[EXERCISE GOAL]: From the listing below, copy only the lines from the line that contains "Emit a web page" to the line that contains "1.0, 3.9, 3.5];", counting those two lines as part of the copy.

[DATA SUPPLIED]:
=====

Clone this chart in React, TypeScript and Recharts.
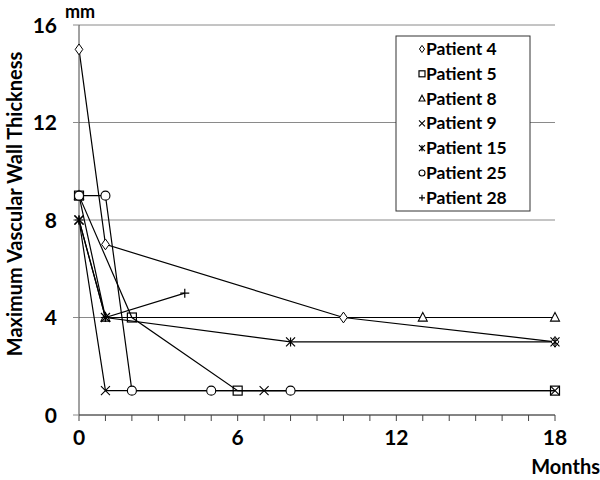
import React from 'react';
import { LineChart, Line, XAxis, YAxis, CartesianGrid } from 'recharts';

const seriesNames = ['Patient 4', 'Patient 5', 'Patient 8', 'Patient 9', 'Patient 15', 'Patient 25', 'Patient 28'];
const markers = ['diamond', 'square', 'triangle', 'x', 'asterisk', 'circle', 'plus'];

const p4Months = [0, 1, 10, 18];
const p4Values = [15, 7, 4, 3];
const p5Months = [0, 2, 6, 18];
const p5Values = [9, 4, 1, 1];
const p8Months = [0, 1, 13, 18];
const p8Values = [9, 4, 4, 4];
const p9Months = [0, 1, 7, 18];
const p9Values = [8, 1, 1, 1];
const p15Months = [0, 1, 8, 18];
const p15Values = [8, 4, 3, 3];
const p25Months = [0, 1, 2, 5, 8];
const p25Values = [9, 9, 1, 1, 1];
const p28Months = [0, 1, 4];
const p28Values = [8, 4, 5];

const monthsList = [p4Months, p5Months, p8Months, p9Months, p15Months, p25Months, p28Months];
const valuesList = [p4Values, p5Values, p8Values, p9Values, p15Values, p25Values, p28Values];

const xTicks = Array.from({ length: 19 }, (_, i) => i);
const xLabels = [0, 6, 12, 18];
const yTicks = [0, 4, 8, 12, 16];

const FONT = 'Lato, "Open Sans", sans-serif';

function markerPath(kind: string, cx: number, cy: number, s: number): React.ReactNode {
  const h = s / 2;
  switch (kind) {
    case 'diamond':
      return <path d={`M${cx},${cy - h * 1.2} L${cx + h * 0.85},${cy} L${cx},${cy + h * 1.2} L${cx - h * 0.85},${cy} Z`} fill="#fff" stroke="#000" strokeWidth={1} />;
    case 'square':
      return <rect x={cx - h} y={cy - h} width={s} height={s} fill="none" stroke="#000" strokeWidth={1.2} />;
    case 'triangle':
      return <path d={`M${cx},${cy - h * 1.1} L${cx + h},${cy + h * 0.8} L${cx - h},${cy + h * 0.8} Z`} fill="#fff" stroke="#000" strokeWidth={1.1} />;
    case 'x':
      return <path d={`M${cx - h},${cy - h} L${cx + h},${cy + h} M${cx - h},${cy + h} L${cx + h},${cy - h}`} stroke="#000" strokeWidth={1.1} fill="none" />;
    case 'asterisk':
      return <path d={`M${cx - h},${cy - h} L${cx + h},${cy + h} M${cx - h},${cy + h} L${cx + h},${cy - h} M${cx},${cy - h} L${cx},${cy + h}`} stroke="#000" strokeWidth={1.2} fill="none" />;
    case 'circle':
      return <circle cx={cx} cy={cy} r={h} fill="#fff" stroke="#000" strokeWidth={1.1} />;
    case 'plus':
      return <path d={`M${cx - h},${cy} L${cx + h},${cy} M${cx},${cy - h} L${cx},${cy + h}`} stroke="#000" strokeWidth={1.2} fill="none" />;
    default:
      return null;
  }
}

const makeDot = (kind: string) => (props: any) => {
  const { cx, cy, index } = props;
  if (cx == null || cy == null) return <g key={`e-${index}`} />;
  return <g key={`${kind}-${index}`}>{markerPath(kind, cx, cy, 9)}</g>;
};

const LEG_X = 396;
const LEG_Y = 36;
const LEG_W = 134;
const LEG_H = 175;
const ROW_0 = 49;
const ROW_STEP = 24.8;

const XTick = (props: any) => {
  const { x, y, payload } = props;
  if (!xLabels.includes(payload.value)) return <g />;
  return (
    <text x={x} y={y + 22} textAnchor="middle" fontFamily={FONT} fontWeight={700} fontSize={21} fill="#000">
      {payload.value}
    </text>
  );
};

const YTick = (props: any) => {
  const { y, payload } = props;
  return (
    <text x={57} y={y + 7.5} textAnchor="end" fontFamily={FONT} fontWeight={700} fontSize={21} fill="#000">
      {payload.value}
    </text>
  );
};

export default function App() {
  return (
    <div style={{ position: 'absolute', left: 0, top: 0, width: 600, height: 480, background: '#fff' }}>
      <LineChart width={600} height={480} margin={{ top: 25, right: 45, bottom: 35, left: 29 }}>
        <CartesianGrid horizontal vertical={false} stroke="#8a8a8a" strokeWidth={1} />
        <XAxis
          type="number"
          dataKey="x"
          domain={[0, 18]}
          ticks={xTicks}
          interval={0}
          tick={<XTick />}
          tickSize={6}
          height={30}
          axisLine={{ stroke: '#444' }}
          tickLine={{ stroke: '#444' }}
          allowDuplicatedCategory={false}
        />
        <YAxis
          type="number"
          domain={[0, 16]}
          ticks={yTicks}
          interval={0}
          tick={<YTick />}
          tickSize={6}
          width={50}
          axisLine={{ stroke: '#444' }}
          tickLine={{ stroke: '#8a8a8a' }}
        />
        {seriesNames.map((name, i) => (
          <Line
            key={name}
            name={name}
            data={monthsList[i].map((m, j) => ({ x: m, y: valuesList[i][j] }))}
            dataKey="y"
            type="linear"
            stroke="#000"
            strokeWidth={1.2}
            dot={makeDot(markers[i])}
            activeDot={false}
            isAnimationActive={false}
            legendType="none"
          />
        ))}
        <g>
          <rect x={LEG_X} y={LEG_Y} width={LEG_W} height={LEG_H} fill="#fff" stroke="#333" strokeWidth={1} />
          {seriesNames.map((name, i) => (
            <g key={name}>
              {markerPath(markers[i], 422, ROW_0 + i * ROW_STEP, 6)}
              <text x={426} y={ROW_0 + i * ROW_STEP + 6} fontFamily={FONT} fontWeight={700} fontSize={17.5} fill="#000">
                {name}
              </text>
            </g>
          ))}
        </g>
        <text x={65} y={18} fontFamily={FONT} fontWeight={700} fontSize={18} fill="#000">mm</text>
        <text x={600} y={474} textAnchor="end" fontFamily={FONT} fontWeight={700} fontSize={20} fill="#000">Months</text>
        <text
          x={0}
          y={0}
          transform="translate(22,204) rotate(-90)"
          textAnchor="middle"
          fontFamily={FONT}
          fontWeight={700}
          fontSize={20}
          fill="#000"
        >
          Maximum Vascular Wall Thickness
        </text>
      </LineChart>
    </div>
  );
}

=====

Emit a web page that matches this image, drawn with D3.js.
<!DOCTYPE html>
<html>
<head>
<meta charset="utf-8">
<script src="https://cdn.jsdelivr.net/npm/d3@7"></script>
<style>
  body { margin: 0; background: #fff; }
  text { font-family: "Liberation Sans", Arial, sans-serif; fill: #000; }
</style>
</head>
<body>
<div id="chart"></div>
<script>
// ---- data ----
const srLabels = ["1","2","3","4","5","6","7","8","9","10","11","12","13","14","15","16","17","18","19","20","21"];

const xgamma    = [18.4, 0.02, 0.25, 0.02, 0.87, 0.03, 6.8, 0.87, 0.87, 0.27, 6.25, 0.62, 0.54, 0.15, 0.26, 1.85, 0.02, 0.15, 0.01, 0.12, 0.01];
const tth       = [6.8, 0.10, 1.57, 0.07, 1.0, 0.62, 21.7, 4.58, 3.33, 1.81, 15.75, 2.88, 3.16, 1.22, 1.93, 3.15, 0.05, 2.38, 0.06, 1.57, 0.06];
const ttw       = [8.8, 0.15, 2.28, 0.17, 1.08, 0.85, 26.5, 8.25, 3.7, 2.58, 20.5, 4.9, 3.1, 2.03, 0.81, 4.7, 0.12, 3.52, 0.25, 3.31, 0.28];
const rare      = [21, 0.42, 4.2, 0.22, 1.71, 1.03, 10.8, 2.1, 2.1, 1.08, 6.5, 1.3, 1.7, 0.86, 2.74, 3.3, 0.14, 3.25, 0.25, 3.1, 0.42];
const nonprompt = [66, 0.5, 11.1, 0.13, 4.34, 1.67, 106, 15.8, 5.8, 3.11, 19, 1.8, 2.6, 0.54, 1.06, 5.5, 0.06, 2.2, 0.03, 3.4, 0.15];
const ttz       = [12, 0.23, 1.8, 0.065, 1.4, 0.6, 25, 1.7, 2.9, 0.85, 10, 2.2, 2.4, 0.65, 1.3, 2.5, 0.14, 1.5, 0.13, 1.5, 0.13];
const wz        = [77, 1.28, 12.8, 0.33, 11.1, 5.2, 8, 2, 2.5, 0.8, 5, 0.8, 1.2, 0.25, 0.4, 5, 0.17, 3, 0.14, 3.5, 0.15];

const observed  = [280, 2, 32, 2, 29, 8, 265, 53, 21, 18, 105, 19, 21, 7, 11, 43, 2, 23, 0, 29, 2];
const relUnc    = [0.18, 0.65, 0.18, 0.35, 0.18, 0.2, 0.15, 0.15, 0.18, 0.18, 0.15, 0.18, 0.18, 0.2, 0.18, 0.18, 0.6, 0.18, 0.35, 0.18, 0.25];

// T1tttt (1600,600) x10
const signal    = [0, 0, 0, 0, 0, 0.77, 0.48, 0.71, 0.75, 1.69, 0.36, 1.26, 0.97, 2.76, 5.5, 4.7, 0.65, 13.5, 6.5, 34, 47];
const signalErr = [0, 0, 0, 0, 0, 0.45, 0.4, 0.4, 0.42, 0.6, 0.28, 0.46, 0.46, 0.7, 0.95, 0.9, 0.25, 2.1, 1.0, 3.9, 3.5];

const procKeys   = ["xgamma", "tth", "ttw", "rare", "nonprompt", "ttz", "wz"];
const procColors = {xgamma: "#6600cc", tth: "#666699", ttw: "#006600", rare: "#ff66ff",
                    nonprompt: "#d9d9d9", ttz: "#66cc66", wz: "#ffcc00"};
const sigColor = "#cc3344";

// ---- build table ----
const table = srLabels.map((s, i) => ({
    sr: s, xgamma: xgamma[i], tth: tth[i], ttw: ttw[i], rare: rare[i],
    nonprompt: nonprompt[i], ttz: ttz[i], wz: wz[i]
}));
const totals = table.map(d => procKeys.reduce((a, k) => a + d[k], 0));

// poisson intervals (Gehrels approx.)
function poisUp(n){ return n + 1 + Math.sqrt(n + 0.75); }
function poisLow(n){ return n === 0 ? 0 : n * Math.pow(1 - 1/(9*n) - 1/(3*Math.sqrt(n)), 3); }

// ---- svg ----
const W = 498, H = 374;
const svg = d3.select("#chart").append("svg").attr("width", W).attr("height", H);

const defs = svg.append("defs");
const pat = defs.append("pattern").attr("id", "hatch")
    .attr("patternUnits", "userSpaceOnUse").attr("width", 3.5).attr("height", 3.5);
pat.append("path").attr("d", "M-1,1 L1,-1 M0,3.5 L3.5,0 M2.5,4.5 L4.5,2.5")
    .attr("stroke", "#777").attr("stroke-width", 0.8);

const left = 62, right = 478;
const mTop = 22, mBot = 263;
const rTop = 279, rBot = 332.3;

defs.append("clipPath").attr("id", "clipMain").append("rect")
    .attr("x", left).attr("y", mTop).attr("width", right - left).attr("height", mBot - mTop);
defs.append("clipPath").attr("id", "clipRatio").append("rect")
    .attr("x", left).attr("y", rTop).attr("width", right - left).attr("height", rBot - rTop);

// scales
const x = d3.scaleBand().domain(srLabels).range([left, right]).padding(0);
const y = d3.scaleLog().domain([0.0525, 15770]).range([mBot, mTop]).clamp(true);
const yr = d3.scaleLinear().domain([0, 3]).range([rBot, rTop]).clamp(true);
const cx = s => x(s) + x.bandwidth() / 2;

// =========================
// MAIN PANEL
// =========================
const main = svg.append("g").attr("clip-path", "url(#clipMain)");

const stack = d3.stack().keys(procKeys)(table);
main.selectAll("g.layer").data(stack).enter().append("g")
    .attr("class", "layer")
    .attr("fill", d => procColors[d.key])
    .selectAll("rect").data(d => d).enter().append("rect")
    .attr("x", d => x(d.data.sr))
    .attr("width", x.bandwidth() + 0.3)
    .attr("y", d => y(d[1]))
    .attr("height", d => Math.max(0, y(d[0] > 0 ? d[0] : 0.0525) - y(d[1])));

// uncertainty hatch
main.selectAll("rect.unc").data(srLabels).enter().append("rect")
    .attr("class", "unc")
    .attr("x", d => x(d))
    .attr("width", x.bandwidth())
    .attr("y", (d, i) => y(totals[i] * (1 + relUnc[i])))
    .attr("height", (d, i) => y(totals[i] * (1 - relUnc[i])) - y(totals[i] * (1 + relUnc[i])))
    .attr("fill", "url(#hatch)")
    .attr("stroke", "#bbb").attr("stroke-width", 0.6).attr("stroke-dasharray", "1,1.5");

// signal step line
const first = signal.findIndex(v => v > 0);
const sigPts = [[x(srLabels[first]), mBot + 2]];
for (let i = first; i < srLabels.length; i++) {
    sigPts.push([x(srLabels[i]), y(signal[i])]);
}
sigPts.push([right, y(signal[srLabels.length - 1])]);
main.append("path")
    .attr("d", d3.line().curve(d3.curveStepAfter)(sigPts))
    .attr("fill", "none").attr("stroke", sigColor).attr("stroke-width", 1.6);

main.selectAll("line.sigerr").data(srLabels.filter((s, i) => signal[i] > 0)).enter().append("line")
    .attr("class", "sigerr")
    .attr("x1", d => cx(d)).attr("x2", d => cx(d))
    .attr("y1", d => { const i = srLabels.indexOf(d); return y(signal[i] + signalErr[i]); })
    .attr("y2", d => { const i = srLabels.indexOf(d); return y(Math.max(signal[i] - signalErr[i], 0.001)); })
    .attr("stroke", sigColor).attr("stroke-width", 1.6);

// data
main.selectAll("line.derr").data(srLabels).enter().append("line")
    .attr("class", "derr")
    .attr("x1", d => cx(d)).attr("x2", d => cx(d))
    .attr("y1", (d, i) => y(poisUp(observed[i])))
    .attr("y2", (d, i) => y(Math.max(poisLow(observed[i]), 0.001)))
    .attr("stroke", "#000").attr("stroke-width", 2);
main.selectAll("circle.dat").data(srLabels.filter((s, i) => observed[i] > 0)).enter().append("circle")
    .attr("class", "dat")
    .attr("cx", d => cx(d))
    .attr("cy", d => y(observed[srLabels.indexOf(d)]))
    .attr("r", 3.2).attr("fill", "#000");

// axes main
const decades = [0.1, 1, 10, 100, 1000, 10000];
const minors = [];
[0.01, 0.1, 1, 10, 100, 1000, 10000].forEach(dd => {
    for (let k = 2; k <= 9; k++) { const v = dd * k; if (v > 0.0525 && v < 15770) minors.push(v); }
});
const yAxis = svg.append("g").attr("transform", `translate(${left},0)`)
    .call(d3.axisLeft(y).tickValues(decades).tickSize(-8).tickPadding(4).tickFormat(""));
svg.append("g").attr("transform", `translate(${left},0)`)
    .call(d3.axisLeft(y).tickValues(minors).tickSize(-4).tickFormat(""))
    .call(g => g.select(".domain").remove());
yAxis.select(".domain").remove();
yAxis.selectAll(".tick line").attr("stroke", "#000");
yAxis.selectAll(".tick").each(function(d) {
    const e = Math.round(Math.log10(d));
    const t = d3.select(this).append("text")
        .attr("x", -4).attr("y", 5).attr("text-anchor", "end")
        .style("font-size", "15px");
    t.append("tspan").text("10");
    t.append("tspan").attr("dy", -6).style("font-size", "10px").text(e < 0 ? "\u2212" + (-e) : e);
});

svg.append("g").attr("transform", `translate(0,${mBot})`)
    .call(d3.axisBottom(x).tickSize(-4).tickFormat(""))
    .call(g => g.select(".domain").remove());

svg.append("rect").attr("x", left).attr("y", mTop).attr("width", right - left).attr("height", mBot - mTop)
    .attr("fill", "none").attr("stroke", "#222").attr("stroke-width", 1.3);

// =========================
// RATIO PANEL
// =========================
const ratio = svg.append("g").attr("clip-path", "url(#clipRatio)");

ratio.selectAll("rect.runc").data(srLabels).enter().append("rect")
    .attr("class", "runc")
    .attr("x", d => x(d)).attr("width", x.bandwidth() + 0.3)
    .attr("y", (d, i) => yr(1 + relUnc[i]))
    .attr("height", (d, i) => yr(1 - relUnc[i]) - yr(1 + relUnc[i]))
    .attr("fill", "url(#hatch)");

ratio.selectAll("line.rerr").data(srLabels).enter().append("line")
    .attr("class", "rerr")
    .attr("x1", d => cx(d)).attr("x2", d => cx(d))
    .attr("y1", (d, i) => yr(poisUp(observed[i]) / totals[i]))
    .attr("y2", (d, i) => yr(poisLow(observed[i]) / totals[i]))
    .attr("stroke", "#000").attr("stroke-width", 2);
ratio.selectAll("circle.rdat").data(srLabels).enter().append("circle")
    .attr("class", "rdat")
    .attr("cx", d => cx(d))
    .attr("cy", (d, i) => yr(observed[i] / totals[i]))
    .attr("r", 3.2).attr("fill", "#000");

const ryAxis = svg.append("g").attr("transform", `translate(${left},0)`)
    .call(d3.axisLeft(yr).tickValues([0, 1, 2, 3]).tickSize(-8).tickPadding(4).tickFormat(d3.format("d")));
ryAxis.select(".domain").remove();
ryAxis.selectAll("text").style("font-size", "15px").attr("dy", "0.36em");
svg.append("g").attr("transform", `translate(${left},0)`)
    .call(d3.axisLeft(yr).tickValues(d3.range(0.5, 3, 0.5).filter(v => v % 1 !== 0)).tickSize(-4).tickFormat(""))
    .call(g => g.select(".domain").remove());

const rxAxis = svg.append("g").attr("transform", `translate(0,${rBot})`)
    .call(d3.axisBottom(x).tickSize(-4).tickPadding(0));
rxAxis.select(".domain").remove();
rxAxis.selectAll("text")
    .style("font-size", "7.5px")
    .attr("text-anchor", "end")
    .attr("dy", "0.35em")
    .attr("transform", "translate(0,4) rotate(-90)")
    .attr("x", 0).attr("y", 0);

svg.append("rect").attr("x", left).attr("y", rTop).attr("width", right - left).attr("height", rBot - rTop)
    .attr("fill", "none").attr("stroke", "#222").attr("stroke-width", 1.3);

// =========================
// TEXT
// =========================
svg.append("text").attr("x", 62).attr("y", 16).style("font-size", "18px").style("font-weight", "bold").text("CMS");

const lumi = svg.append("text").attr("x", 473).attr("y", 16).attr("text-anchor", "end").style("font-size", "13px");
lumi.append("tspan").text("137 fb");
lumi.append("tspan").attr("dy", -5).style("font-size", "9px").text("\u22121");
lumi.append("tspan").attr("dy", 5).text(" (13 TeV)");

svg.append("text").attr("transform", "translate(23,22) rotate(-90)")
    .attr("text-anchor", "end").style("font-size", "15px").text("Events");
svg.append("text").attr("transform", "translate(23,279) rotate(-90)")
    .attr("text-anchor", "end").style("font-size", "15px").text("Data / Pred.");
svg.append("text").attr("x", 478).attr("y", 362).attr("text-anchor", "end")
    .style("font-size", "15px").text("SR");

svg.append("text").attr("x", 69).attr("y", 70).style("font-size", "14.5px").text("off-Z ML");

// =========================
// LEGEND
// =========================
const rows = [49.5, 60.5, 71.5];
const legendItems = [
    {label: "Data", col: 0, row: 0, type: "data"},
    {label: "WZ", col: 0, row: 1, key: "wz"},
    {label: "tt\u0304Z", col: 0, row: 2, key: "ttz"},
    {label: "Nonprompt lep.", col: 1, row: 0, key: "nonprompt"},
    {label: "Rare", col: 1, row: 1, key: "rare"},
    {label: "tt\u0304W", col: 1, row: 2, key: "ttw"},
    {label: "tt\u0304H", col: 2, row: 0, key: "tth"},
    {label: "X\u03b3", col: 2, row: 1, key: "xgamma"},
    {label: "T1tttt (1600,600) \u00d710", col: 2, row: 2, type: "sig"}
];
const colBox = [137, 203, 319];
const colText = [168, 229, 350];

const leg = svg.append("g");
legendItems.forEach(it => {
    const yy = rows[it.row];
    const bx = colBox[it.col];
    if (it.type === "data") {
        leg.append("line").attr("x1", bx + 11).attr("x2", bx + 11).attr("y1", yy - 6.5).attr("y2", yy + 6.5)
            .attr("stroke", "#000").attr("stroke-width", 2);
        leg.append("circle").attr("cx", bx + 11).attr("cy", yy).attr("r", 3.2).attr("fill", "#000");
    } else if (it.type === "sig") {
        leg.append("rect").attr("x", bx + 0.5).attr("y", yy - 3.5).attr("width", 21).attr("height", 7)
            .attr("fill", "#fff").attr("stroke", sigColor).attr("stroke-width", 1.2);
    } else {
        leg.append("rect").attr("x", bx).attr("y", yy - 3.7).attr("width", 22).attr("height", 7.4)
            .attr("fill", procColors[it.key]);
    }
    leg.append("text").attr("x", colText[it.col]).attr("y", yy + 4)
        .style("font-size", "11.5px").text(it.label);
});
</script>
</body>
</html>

=====

[COMPLETE RESPONSE]:
Emit a web page that matches this image, drawn with D3.js.
<!DOCTYPE html>
<html>
<head>
<meta charset="utf-8">
<script src="https://cdn.jsdelivr.net/npm/d3@7"></script>
<style>
  body { margin: 0; background: #fff; }
  text { font-family: "Liberation Sans", Arial, sans-serif; fill: #000; }
</style>
</head>
<body>
<div id="chart"></div>
<script>
// ---- data ----
const srLabels = ["1","2","3","4","5","6","7","8","9","10","11","12","13","14","15","16","17","18","19","20","21"];

const xgamma    = [18.4, 0.02, 0.25, 0.02, 0.87, 0.03, 6.8, 0.87, 0.87, 0.27, 6.25, 0.62, 0.54, 0.15, 0.26, 1.85, 0.02, 0.15, 0.01, 0.12, 0.01];
const tth       = [6.8, 0.10, 1.57, 0.07, 1.0, 0.62, 21.7, 4.58, 3.33, 1.81, 15.75, 2.88, 3.16, 1.22, 1.93, 3.15, 0.05, 2.38, 0.06, 1.57, 0.06];
const ttw       = [8.8, 0.15, 2.28, 0.17, 1.08, 0.85, 26.5, 8.25, 3.7, 2.58, 20.5, 4.9, 3.1, 2.03, 0.81, 4.7, 0.12, 3.52, 0.25, 3.31, 0.28];
const rare      = [21, 0.42, 4.2, 0.22, 1.71, 1.03, 10.8, 2.1, 2.1, 1.08, 6.5, 1.3, 1.7, 0.86, 2.74, 3.3, 0.14, 3.25, 0.25, 3.1, 0.42];
const nonprompt = [66, 0.5, 11.1, 0.13, 4.34, 1.67, 106, 15.8, 5.8, 3.11, 19, 1.8, 2.6, 0.54, 1.06, 5.5, 0.06, 2.2, 0.03, 3.4, 0.15];
const ttz       = [12, 0.23, 1.8, 0.065, 1.4, 0.6, 25, 1.7, 2.9, 0.85, 10, 2.2, 2.4, 0.65, 1.3, 2.5, 0.14, 1.5, 0.13, 1.5, 0.13];
const wz        = [77, 1.28, 12.8, 0.33, 11.1, 5.2, 8, 2, 2.5, 0.8, 5, 0.8, 1.2, 0.25, 0.4, 5, 0.17, 3, 0.14, 3.5, 0.15];

const observed  = [280, 2, 32, 2, 29, 8, 265, 53, 21, 18, 105, 19, 21, 7, 11, 43, 2, 23, 0, 29, 2];
const relUnc    = [0.18, 0.65, 0.18, 0.35, 0.18, 0.2, 0.15, 0.15, 0.18, 0.18, 0.15, 0.18, 0.18, 0.2, 0.18, 0.18, 0.6, 0.18, 0.35, 0.18, 0.25];

// T1tttt (1600,600) x10
const signal    = [0, 0, 0, 0, 0, 0.77, 0.48, 0.71, 0.75, 1.69, 0.36, 1.26, 0.97, 2.76, 5.5, 4.7, 0.65, 13.5, 6.5, 34, 47];
const signalErr = [0, 0, 0, 0, 0, 0.45, 0.4, 0.4, 0.42, 0.6, 0.28, 0.46, 0.46, 0.7, 0.95, 0.9, 0.25, 2.1, 1.0, 3.9, 3.5];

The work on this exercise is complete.